▶ Task description
Leave out every picture. Copy exactly the lines from the one holding "Write the Observable" through the one holding "const yMinorTicks = d3.range(0, 0.1416, 0.005);".

[start of Source material]

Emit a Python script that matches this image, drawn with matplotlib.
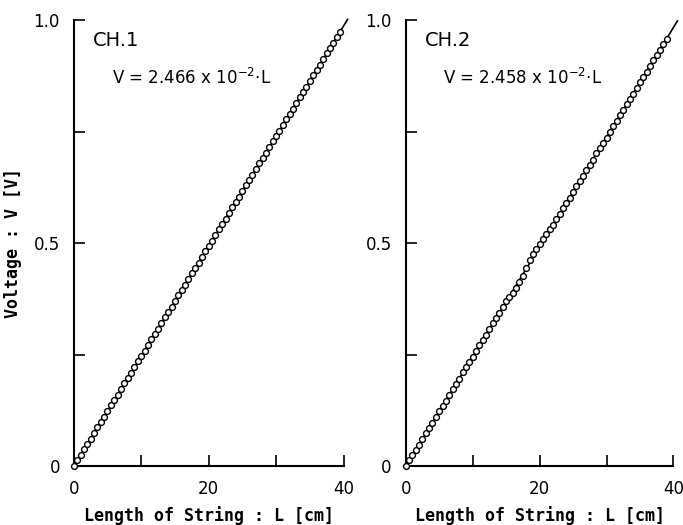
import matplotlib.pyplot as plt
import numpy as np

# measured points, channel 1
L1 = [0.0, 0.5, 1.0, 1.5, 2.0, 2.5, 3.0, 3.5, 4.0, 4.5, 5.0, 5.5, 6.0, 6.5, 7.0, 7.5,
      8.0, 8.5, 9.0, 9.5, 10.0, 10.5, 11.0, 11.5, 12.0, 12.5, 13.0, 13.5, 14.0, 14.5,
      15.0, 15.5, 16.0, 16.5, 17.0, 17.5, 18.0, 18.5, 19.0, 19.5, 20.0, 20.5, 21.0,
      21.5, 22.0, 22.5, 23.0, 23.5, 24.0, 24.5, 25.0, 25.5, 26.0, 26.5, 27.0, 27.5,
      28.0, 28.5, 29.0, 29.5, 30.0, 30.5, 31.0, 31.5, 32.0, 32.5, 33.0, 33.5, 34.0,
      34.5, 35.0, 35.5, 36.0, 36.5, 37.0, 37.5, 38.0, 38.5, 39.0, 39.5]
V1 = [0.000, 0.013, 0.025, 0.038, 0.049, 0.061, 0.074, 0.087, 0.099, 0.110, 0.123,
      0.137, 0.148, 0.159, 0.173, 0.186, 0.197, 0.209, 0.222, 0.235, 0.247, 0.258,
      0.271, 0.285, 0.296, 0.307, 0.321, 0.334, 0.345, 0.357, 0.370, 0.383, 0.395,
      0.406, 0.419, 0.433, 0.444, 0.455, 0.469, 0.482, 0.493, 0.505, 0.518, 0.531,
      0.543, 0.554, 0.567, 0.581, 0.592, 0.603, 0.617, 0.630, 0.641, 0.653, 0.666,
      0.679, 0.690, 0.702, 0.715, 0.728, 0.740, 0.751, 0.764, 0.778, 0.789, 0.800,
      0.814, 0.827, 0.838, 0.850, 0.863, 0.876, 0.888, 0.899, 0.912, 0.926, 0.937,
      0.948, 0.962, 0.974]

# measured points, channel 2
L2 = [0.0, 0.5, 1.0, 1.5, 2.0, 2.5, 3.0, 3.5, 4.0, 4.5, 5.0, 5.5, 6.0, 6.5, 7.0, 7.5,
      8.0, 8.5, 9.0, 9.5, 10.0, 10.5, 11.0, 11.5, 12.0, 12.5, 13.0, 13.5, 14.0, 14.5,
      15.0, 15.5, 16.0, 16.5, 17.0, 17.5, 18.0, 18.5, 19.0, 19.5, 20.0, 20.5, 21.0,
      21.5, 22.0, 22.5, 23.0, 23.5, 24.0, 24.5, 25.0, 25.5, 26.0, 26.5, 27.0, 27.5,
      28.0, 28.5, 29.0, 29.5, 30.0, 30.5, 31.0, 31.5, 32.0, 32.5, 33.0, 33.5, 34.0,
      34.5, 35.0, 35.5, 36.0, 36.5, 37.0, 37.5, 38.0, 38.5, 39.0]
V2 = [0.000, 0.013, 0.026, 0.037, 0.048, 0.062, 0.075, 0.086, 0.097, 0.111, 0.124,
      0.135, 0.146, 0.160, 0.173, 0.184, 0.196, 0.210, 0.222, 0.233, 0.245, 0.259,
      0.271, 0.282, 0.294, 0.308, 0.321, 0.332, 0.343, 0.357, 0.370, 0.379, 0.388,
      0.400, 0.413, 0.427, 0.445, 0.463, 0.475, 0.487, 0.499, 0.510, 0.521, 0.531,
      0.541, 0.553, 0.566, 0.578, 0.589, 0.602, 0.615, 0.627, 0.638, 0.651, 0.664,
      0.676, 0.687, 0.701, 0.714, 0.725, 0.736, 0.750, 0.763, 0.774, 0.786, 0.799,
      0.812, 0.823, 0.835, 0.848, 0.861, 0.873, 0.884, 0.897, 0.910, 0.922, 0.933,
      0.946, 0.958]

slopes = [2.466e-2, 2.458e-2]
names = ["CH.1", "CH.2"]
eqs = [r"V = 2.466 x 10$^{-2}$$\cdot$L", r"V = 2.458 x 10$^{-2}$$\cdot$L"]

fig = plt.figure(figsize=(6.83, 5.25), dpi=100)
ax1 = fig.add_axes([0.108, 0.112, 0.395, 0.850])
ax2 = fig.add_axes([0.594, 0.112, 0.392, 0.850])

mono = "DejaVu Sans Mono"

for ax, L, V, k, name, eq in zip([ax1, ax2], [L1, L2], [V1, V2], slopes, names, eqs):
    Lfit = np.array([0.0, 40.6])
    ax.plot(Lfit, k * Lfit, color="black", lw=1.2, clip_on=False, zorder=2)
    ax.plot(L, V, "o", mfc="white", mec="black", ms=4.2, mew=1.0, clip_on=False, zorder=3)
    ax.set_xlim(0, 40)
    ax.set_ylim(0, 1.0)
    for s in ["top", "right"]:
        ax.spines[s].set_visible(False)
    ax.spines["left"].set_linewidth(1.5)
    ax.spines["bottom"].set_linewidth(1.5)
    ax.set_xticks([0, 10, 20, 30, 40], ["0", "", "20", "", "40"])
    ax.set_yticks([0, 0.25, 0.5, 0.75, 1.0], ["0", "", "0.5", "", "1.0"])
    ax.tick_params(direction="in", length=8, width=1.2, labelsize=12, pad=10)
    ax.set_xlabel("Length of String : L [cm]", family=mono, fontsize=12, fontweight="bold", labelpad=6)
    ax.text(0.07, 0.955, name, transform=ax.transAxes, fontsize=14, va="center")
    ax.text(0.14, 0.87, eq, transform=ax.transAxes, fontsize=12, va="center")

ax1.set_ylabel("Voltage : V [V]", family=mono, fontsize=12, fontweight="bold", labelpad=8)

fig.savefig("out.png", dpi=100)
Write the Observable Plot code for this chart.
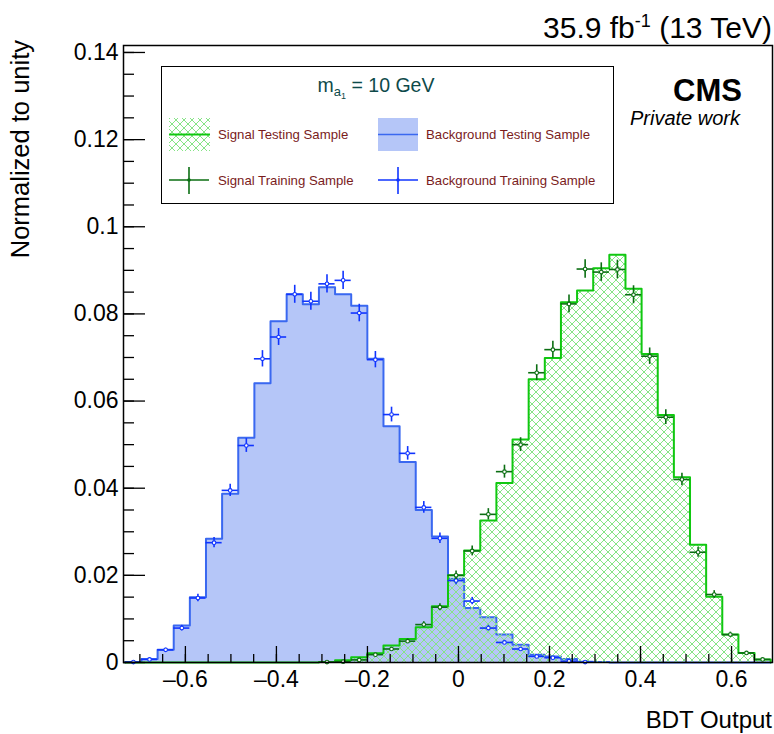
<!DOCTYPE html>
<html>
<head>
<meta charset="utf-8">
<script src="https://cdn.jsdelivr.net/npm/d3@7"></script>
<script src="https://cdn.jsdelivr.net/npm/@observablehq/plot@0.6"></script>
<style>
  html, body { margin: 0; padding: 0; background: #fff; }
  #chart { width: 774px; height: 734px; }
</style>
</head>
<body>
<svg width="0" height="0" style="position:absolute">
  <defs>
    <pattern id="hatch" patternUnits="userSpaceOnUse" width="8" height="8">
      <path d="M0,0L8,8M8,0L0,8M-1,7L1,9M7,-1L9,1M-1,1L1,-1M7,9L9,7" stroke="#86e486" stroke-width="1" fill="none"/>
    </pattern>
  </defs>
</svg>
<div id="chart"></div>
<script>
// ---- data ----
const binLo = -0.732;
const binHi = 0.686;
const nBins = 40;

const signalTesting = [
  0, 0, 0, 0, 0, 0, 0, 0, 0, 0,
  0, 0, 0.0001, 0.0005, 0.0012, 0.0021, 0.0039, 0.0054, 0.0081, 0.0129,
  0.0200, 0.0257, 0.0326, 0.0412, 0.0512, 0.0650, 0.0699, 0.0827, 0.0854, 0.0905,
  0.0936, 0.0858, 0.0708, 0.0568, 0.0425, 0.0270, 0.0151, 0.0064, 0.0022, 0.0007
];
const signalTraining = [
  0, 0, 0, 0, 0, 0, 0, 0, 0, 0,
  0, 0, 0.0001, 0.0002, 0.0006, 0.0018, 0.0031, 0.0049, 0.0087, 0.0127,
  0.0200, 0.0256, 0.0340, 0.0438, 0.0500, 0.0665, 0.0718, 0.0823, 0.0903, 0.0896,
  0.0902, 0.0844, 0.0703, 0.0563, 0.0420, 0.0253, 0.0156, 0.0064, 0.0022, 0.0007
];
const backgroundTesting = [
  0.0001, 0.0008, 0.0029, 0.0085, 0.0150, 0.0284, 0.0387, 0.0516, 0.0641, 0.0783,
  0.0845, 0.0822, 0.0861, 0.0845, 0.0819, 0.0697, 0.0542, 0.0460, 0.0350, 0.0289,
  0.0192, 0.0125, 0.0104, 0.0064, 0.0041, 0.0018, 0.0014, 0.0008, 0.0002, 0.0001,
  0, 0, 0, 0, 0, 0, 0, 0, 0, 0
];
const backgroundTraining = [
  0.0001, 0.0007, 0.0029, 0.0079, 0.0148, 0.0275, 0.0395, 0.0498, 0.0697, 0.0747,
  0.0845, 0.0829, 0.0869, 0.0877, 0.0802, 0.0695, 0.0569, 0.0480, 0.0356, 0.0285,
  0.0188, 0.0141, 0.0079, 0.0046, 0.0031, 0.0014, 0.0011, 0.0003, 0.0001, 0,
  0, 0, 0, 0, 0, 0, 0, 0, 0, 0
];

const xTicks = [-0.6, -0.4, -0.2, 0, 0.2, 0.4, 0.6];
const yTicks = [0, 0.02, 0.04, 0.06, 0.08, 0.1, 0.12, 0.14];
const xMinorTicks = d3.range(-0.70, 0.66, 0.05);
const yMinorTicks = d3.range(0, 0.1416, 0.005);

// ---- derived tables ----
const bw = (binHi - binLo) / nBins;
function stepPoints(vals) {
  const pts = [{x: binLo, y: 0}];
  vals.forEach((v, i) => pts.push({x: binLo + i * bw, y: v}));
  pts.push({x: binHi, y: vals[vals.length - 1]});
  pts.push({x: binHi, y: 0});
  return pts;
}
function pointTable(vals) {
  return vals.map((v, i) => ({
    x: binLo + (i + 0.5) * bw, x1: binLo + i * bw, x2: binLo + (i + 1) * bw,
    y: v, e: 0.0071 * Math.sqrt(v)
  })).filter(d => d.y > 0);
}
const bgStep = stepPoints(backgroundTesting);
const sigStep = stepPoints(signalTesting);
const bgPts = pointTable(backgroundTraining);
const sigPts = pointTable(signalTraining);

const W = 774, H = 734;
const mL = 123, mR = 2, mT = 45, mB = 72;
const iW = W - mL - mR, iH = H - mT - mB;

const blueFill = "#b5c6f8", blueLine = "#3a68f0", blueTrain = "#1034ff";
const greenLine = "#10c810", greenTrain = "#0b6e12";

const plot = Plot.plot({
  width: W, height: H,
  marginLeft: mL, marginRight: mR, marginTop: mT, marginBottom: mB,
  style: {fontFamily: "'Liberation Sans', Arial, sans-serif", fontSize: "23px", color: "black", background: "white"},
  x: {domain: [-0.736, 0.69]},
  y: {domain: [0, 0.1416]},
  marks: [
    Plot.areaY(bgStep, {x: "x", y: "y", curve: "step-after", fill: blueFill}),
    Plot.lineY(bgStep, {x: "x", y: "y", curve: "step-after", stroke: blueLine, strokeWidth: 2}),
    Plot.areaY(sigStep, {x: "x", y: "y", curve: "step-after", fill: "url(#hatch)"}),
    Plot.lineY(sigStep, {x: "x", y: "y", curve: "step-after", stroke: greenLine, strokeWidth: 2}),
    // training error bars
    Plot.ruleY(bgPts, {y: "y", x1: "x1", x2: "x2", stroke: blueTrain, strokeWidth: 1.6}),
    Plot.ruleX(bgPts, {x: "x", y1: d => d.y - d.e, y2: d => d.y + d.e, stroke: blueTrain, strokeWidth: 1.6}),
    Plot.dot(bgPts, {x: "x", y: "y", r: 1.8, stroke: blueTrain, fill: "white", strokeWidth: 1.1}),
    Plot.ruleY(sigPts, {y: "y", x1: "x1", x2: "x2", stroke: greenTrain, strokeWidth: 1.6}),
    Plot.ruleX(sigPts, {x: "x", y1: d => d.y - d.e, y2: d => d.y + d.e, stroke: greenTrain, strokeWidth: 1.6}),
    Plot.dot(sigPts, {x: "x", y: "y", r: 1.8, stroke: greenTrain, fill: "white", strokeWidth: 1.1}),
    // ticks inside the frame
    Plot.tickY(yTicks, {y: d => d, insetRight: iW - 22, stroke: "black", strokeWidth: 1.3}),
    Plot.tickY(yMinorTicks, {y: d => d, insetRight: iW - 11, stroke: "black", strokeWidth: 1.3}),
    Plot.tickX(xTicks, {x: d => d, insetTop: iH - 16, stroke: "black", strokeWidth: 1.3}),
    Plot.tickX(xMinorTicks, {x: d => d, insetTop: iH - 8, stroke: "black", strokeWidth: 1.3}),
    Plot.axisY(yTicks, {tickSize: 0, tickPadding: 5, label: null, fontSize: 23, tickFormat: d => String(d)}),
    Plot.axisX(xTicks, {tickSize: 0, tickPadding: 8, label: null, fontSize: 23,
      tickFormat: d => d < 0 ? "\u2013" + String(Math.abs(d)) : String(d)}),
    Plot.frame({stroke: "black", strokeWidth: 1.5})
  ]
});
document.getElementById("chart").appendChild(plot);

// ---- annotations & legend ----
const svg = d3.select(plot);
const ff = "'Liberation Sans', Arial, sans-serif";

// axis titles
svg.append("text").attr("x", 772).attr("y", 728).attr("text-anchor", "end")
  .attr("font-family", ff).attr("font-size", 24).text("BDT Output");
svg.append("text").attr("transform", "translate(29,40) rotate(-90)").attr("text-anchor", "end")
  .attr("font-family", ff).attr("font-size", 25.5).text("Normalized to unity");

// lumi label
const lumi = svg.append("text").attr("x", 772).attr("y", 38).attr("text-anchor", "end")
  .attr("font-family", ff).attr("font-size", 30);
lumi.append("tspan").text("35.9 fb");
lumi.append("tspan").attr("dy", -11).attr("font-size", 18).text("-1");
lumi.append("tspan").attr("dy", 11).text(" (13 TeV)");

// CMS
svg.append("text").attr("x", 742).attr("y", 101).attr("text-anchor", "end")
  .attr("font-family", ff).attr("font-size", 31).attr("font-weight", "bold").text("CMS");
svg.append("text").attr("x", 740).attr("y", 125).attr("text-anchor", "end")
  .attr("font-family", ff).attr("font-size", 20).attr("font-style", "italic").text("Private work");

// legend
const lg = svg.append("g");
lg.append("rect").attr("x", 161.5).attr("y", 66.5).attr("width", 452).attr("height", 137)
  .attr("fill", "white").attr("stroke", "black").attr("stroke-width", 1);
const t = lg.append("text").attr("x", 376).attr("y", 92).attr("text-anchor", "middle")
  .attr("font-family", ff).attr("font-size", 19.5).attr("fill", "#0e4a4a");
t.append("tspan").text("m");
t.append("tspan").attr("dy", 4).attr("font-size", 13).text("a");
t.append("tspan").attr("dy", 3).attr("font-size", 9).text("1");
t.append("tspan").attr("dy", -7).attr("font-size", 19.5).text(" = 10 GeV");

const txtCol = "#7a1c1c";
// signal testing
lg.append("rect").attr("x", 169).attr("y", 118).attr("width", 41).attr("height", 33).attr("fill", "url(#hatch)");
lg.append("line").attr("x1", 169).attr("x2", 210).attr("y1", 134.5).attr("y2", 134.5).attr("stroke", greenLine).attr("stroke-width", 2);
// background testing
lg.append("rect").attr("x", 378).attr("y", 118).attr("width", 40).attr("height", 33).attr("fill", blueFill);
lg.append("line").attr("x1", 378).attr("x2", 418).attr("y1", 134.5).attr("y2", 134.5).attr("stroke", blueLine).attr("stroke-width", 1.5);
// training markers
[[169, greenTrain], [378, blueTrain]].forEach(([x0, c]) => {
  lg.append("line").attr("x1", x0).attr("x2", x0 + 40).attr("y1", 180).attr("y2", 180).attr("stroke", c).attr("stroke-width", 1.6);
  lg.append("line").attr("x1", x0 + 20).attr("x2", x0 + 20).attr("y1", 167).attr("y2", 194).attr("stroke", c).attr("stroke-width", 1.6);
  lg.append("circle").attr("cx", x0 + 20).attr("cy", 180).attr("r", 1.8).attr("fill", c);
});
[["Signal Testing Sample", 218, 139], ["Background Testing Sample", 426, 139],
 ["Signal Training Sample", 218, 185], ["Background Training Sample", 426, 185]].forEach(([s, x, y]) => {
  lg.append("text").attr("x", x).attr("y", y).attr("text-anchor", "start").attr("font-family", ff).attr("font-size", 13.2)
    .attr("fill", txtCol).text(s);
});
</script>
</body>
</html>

[end of Source material]

▶ Finished task
Write the Observable Plot code for this chart.
<!DOCTYPE html>
<html>
<head>
<meta charset="utf-8">
<script src="https://cdn.jsdelivr.net/npm/d3@7"></script>
<script src="https://cdn.jsdelivr.net/npm/@observablehq/plot@0.6"></script>
<style>
  html, body { margin: 0; padding: 0; background: #fff; }
  #chart { width: 774px; height: 734px; }
</style>
</head>
<body>
<svg width="0" height="0" style="position:absolute">
  <defs>
    <pattern id="hatch" patternUnits="userSpaceOnUse" width="8" height="8">
      <path d="M0,0L8,8M8,0L0,8M-1,7L1,9M7,-1L9,1M-1,1L1,-1M7,9L9,7" stroke="#86e486" stroke-width="1" fill="none"/>
    </pattern>
  </defs>
</svg>
<div id="chart"></div>
<script>
// ---- data ----
const binLo = -0.732;
const binHi = 0.686;
const nBins = 40;

const signalTesting = [
  0, 0, 0, 0, 0, 0, 0, 0, 0, 0,
  0, 0, 0.0001, 0.0005, 0.0012, 0.0021, 0.0039, 0.0054, 0.0081, 0.0129,
  0.0200, 0.0257, 0.0326, 0.0412, 0.0512, 0.0650, 0.0699, 0.0827, 0.0854, 0.0905,
  0.0936, 0.0858, 0.0708, 0.0568, 0.0425, 0.0270, 0.0151, 0.0064, 0.0022, 0.0007
];
const signalTraining = [
  0, 0, 0, 0, 0, 0, 0, 0, 0, 0,
  0, 0, 0.0001, 0.0002, 0.0006, 0.0018, 0.0031, 0.0049, 0.0087, 0.0127,
  0.0200, 0.0256, 0.0340, 0.0438, 0.0500, 0.0665, 0.0718, 0.0823, 0.0903, 0.0896,
  0.0902, 0.0844, 0.0703, 0.0563, 0.0420, 0.0253, 0.0156, 0.0064, 0.0022, 0.0007
];
const backgroundTesting = [
  0.0001, 0.0008, 0.0029, 0.0085, 0.0150, 0.0284, 0.0387, 0.0516, 0.0641, 0.0783,
  0.0845, 0.0822, 0.0861, 0.0845, 0.0819, 0.0697, 0.0542, 0.0460, 0.0350, 0.0289,
  0.0192, 0.0125, 0.0104, 0.0064, 0.0041, 0.0018, 0.0014, 0.0008, 0.0002, 0.0001,
  0, 0, 0, 0, 0, 0, 0, 0, 0, 0
];
const backgroundTraining = [
  0.0001, 0.0007, 0.0029, 0.0079, 0.0148, 0.0275, 0.0395, 0.0498, 0.0697, 0.0747,
  0.0845, 0.0829, 0.0869, 0.0877, 0.0802, 0.0695, 0.0569, 0.0480, 0.0356, 0.0285,
  0.0188, 0.0141, 0.0079, 0.0046, 0.0031, 0.0014, 0.0011, 0.0003, 0.0001, 0,
  0, 0, 0, 0, 0, 0, 0, 0, 0, 0
];

const xTicks = [-0.6, -0.4, -0.2, 0, 0.2, 0.4, 0.6];
const yTicks = [0, 0.02, 0.04, 0.06, 0.08, 0.1, 0.12, 0.14];
const xMinorTicks = d3.range(-0.70, 0.66, 0.05);
const yMinorTicks = d3.range(0, 0.1416, 0.005);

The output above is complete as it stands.